Ralph Jean - Analyst
Okay.
Barry Emerson - SVP, CFO, Treasurer
And yes, with the higher DC costs that we are incurring it is a much larger facility. The gross margins would still be down a little bit.
Ralph Jean - Analyst
And secondly what do you think your same-store sales leverage threshold would be in Q4? What do you need to leverage expenses?
Barry Emerson - SVP, CFO, Treasurer
We think we can leverage -- let me first say this. Let me first say that because of some of the things that we have talked about, our co-op advertising reversal -- we had $1 million -- let me first say that we don't expect to leverage our expenses in the fourth quarter because of certain things, and those would include the co-op advertising reversal in the fourth quarter as well as last year we had about a $1 million benefit from the reduction in worker's compensation reserves in the fourth quarter. And also, of course this year's fourth quarter, now we have the new compensation expense which is about $600,000 plus or minus that's impacting our fourth quarter.
So, now if you normalize all of our numbers, we still feel confident that we're heading in the right direction from a leverage standpoint, but in the fourth quarter we don't expect to leverage our expenses.
Ralph Jean - Analyst
Great thank you.
Barry Emerson - SVP, CFO, Treasurer
Sure.
Operator
[OPERATOR INSTRUCTIONS] And we'll move to Peter Keith with Piper Jaffray. Mr. Keith, your line is open.
Peter Keith - Analyst
I'm sorry, I had it on mute there. Yes, thanks for taking my call. I wanted to get a sense on how the co-op advertising and inventory cost capitalization might flow into 2007.
Barry Emerson - SVP, CFO, Treasurer
I'm glad you asked that, Peter, because I'm glad that we can start distancing ourselves from these issues in 2007. In 2007 we'll account for our co-op advertising reimbursements from vendors just the same way that we did in 2006 so we won't have these comparability challenges. And also once we have gone through one full loop on the inventory cost cap and we have got a year behind us or away from the transition that took place in 2005, we'll get back to more standard comparisons on the inventory cost cap as well.
That having been said the first quarter of last year did have significant transition costs in it. And so the benefit in the first quarter of 2006 was pretty significant and so we'll be up against that in the first quarter of '07.
Peter Keith - Analyst
Okay.
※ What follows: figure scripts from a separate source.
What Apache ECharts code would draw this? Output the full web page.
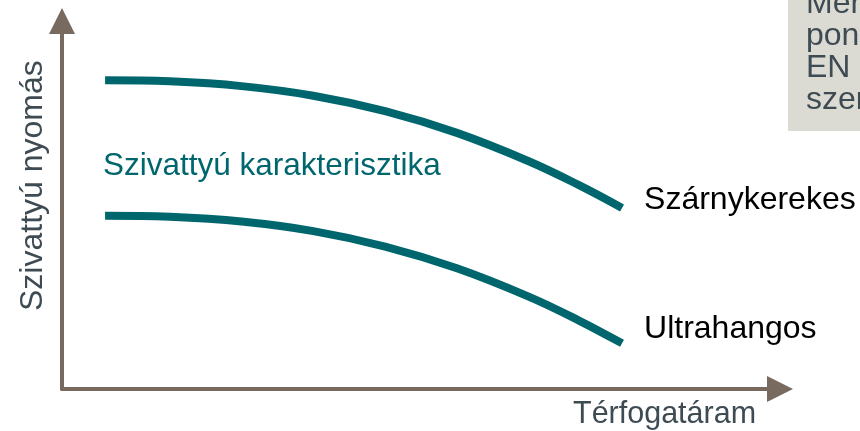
<!DOCTYPE html>
<html>
<head>
<meta charset="utf-8">
<script src="https://cdn.jsdelivr.net/npm/echarts@6/dist/echarts.min.js"></script>
<style>
  html, body { margin: 0; padding: 0; background: #ffffff; }
  #chart { width: 860px; height: 431px; }
</style>
</head>
<body>
<div id="chart"></div>
<script>
// Flow rate positions (relative units, 0-100 along the horizontal axis)
const flow = [6, 15, 25, 35, 45, 55, 65, 72, 78];
// Pump pressure for the two meter types (relative units, 0-100)
const vaneWheel = [83.9, 83.6, 82.3, 79.7, 75.5, 69.6, 61.9, 55.4, 49.2];
const ultrasonic = [47.1, 46.8, 45.5, 42.9, 38.7, 32.8, 25.1, 18.6, 12.4];
const seriesNames = ['Szárnykerekes', 'Ultrahangos'];
const axisTitles = { x: 'Térfogatáram', y: 'Szivattyú nyomás' };
const curveTitle = 'Szivattyú karakterisztika';
const noteLines = ['Mérési', 'pontosság', 'EN', 'szerint'];

const FONT = "'Liberation Sans', Arial, sans-serif";
const TEAL = '#00666e';
const AXIS = '#786a5e';
const GREY_TEXT = '#3e4b53';

const pairs = (ys) => flow.map((x, i) => [x, ys[i]]);

const axisCommon = {
  type: 'value', min: 0, max: 100,
  axisLine: {
    show: true,
    symbol: ['none', 'triangle'],
    symbolSize: [26, 26],
    lineStyle: { color: AXIS, width: 4 }
  },
  axisTick: { show: false },
  axisLabel: { show: false },
  splitLine: { show: false }
};

const lineSeries = (name, ys, offsetY) => ({
  name, type: 'line', data: pairs(ys),
  smooth: 0.4, symbol: 'none',
  lineStyle: { color: TEAL, width: 8, cap: 'butt' },
  endLabel: {
    show: true, formatter: '{a}', distance: 22,
    offset: [0, offsetY],
    color: '#000000', fontSize: 32, fontFamily: FONT
  },
  silent: true
});

const chart = echarts.init(document.getElementById('chart'));
chart.setOption({
  animation: false,
  grid: { left: 62, right: 80, top: 21, bottom: 42 },
  xAxis: axisCommon,
  yAxis: axisCommon,
  series: [
    lineSeries(seriesNames[0], vaneWheel, -8),
    lineSeries(seriesNames[1], ultrasonic, -14)
  ],
  graphic: [
    {
      type: 'rect', left: 788, top: 0, silent: true,
      shape: { width: 80, height: 131 },
      style: { fill: '#dcdbd3' }
    },
    {
      type: 'text', left: 806, top: -12, silent: true,
      style: {
        text: noteLines.join('\n'), fill: GREY_TEXT,
        font: '32px ' + FONT, lineHeight: 32
      }
    },
    {
      type: 'text', left: 103, top: 150, silent: true,
      style: { text: curveTitle, fill: TEAL, font: '31.5px ' + FONT }
    },
    {
      type: 'text', left: 573, top: 399, silent: true,
      style: { text: axisTitles.x, fill: GREY_TEXT, font: '30.5px ' + FONT }
    },
    {
      type: 'text', silent: true,
      x: 17, y: 311, rotation: Math.PI / 2,
      style: { text: axisTitles.y, fill: GREY_TEXT, font: '32px ' + FONT }
    }
  ]
});
</script>
</body>
</html>
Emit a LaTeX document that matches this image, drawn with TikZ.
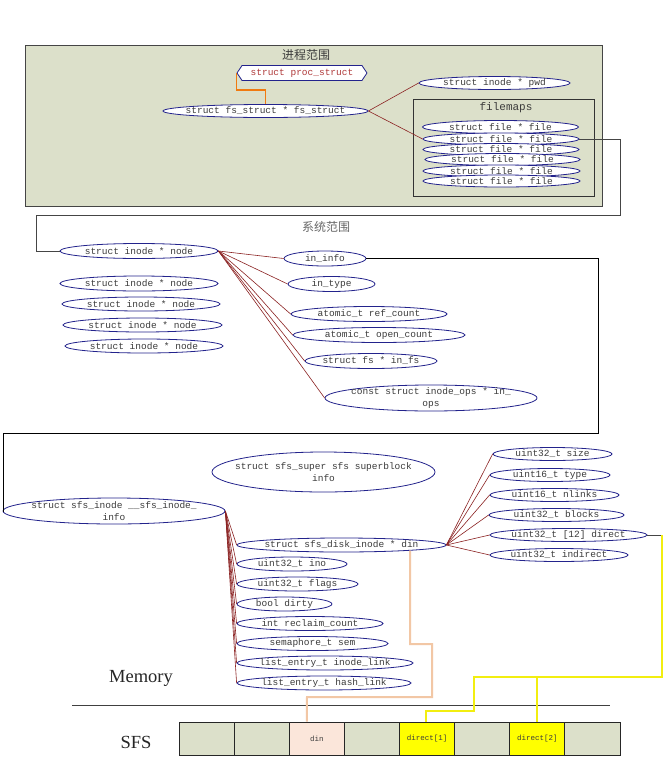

So you think that Q1 might be the only quarter where there could be a significant or semi significant impact?
Barry Emerson - SVP, CFO, Treasurer
Yes.
Peter Keith - Analyst
Okay. Thank you for that.
Barry Emerson - SVP, CFO, Treasurer
Sure.
Operator
And that concludes the question and answer session. Gentlemen I'll turn the conference back over to you for any additional or closing remarks.
Steve Miller - President, CEO
All right. We thank you very much for participating in the call today, and we certainly look forward to speaking with you again soon. Take care.
Operator
That does conclude today's conference call. Once again we thank you for your participation.